One thing I think is missing from discussions about handicapped parking is that there are several distinct ways it benefits disabled people.

The most obvious is that it allows us to park closer to the entrance of the place we are visiting, so we don’t have to wheel or walk as far as we would if we had to park further away. For some, it is important because the way we move is harder than walking. For others, it’s that we are limited by pain or endurance in how far we can walk without a significant rest.

A somewhat different benefit is that when handicapped spaces are present, it reduces the chance that we won’t find anywhere at all to park. For many of us, just going out is big production that consumes a lot of physical and mental energy. It’s hard to explain to non-disabled people how demoralizing it is to get yourself out to your car, drive to the place you need to visit, and then find that because there is no parking available of any kind, you will have to go home again empty handed. And, your will probably have to do it all over again soon, because you still have those errands to finish. This is less likely to happen if the right number of handicapped spaces are properly placed and marked.

Knowing that handicapped parking spaces are available gives us added assurance that we can go out and successfully complete our errands, without becoming so exhausted that we can’t move for days. By extension then, if handicapped parking were to be eliminated somehow, or if a disabled person lost their permit for some reason, it would cause us to go out less, and be more “home bound” than necessary.

Put another way, handicapped parking gives both practical and theoretical benefits. It makes a more active life physically possible, and psychologically a little less scary.

So, yes, we REALLY DO need disabled parking.

Accessibility Road Trip Followup

About a month ago, I did a blog post about a cross-country trip some college students were planning for this summer, the purpose of which is to document accessibility at hotels and restaurants they encounter on their trip. The group appears to be led by Kunho Kim, who is a paraplegic wheelchair user. All of the group are Harvard students.

I just checked back with the project’s beautiful website, and it appears that they are close to raising their $6,000 goal to pay for the trip. They have also posted their first accessibility review … of a local bed & breakfast. It looks like they will be posting some practice reviews before leaving for their trip.

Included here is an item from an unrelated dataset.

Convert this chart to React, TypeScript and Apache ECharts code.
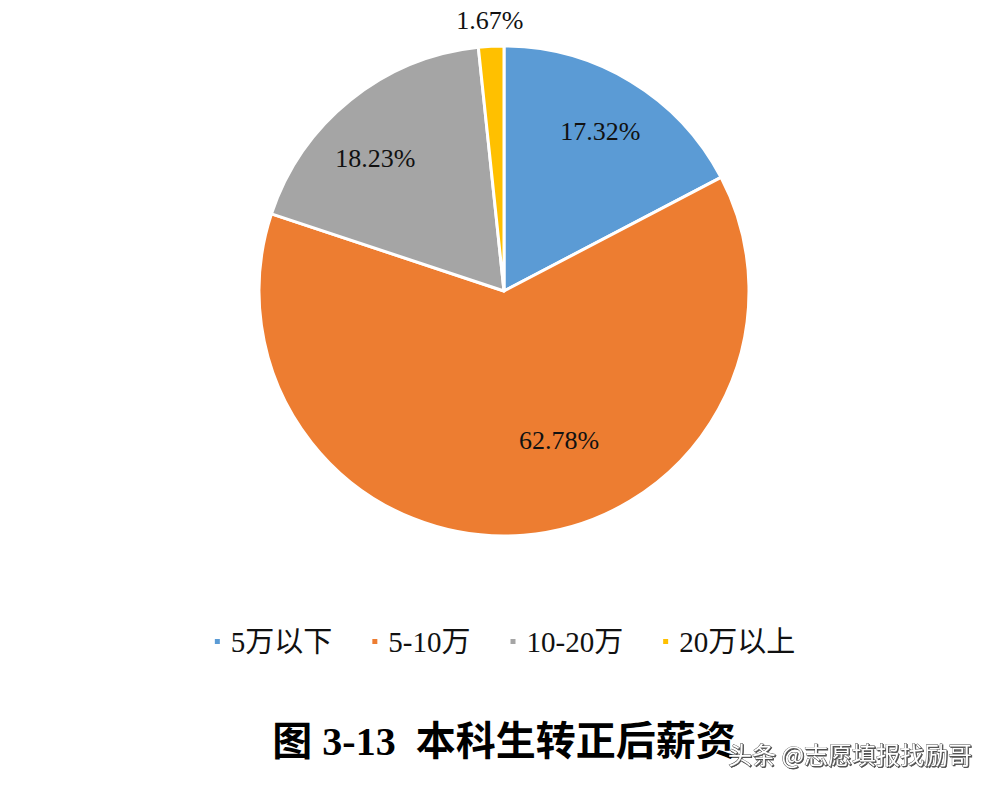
import React, { useEffect, useRef } from "react";
import * as echarts from "echarts";

const categories = ["5万以下", "5-10万", "10-20万", "20万以上"];
const shares = [17.32, 62.78, 18.23, 1.67];
const colors = ["#5B9BD5", "#ED7D31", "#A5A5A5", "#FFC000"];
const titleText = "图 3-13  本科生转正后薪资";
const watermarkText = "头条 @志愿填报找励哥";

const SERIF = "'Liberation Serif', 'Times New Roman', 'Noto Sans CJK SC', serif";

export default function App() {
  const ref = useRef<HTMLDivElement>(null);
  useEffect(() => {
    document.body.style.margin = "0";
    const chart = echarts.init(ref.current!, null, { renderer: "svg" });
    const center = [504, 291];
    const labelStyle = {
      fontFamily: SERIF,
      fontSize: 26,
      color: "#111",
    };
    const fmt = (p: any) => p.value.toFixed(2) + "%";
    const insideOffsets: Record<number, number[]> = { 1: [40, -36], 2: [-12, 12] };
    chart.setOption({
      animation: false,
      backgroundColor: "#ffffff",
      legend: {
        left: "center",
        top: 622,
        icon: "rect",
        itemWidth: 7,
        itemHeight: 7,
        itemGap: 38,
        textStyle: { fontFamily: SERIF, fontSize: 29, color: "#111", padding: [0, 0, 0, 5] },
        data: categories.map((c, i) => ({ name: c, itemStyle: { color: colors[i] } })),
      },
      graphic: [
        {
          type: "text",
          left: "center",
          top: 721,
          style: {
            text: titleText,
            font: `bold 40px ${SERIF}`,
            fill: "#000",
          },
        },
        {
          type: "text",
          x: 728,
          y: 741,
          z: 100,
          style: {
            text: watermarkText,
            font: "24px 'Noto Sans CJK SC', sans-serif",
            fill: "#ffffff",
            stroke: "#444",
            lineWidth: 0.8,
            textShadowColor: "rgba(0,0,0,0.7)",
            textShadowOffsetX: 1,
            textShadowOffsetY: 1,
            textShadowBlur: 1,
          },
        },
      ],
      series: [
        {
          type: "pie",
          center,
          radius: [0, 245],
          startAngle: 90,
          clockwise: true,
          label: { show: false },
          labelLine: { show: false },
          itemStyle: { borderColor: "#fff", borderWidth: 3 },
          data: categories.map((c, i) => ({ name: c, value: shares[i], itemStyle: { color: colors[i] } })),
        },
        {
          type: "pie",
          center,
          radius: [0, 366],
          startAngle: 90,
          clockwise: true,
          silent: true,
          itemStyle: { color: "transparent", borderWidth: 0 },
          label: { show: true, position: "inside", formatter: fmt, ...labelStyle },
          labelLine: { show: false },
          data: categories.map((c, i) => ({
            name: c,
            value: shares[i],
            itemStyle: { color: "transparent" },
            label: i === 3 ? { show: false } : insideOffsets[i] ? { offset: insideOffsets[i] } : {},
          })),
        },
        {
          type: "pie",
          center,
          radius: [0, 536],
          startAngle: 90,
          clockwise: true,
          silent: true,
          itemStyle: { color: "transparent", borderWidth: 0 },
          label: { show: true, position: "inside", formatter: fmt, ...labelStyle },
          labelLine: { show: false },
          data: categories.map((c, i) => ({
            name: c,
            value: shares[i],
            itemStyle: { color: "transparent" },
            label: i === 3 ? {} : { show: false },
          })),
        },
      ],
    });
    return () => chart.dispose();
  }, []);
  return <div ref={ref} style={{ width: 1008, height: 790 }} />;
}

It is all very nicely done, and the website is very pleasant to visit and browse. I hope that they develop a bit more of a strict rating system, so that it is easier to compare the places they review. Also, I hope they review a variety of different places, with different styles and price levels, including both chain establishments and independently owned motels and restaurants. I do like that their B&B review included aspects of how the staff responded to their accessibility needs.

It seems like a fun and worthwhile project, and definitely worth checking up on over the course of the summer. Plus, imagine how great it would be if this became a trend ... disabled college students road-tripping to document accessibility!

The website is: 20 States On Wheels.

Best Summer Vacation Plan


This is a great idea. Four college students … at least one of whom is a wheelchair user ... driving across the United States, coast to coast, documenting accessibility in 20 cities. I can’t wait to read more about their plans. How are they going to decide what facilities to check? Are they going to use an accessibility mapping app, like AbleRoad or AXSMap? What sort of vehicle will they be driving?

Here is a brief video describing the trip, also posted on the project website.


I willl be following their progress!

Air Travel Tips



AmputeeOT's video this week is about traveling by air as an amputee. As usual, she has a very optimistic outlook on things. Travel for people with physical disabilities doesn't always go smoothly, even when you do plan ahead. At the same time, she's pretty realistic, and everything she says makes good sense. And anyway, this blog sometimes gets a bit bleak, so I like to balance it out with some lighter stuff once in awhile.